Chinese mills – including HBIS, which has been among the more active suppliers of lower-emission slab – carry a modest premium on an FOB basis compared with standard grey slab exported from China, but that differential effectively disappears once the cost of freight is factored-in.

The calculation is complicated further by the fact that HBIS and similar producers do not operate exclusively on green production routes, meaning that the actual emissions intensity of any given cargo requires scrutiny before a green classification can be confirmed.

Produced from conventional routes, export slab prices in China were around $500 per tonne FOB, trade sources said.
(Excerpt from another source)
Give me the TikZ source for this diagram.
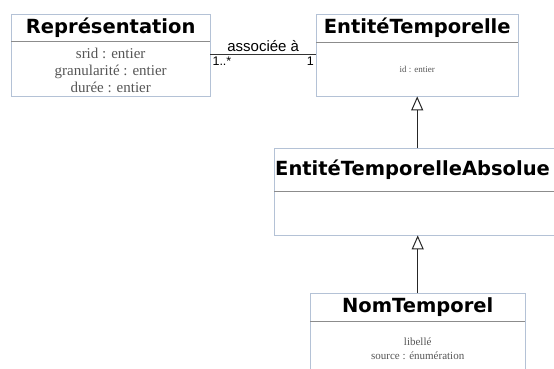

Assuming a freight cost of at least $70 per tonne, the green slab cargoes were booked at roughly $520-530 per tonne FOB, so with around 4-6% premium compared with “grey” material.

At CFR Europe prices broadly in line with conventional Chinese slab, buyers have shown little appetite to stretch further.

Fastmarkets’ weekly price assessment for steel slab, import, cif Italy, was $600-620 per tonne on May 21, narrowing upward from $590-620 per tonne seven days earlier.

“Nobody is willing to pay extra for green slab here. We simply cannot pass that cost on,” one European re-roller said.

“Buying green [semi-finished steel materials], however, allows for some Carbon Border Adjustment Mechanism [CBAM] cost savings,” another source said.

The dynamic mirrors the broader pattern seen in finished green steel markets, where premiums remain largely a project-driven phenomenon and spot buyers consistently resist paying above grey-equivalent prices.

The latest green slab bookings from China to Europe, heard in April, were also made without any substantial premium.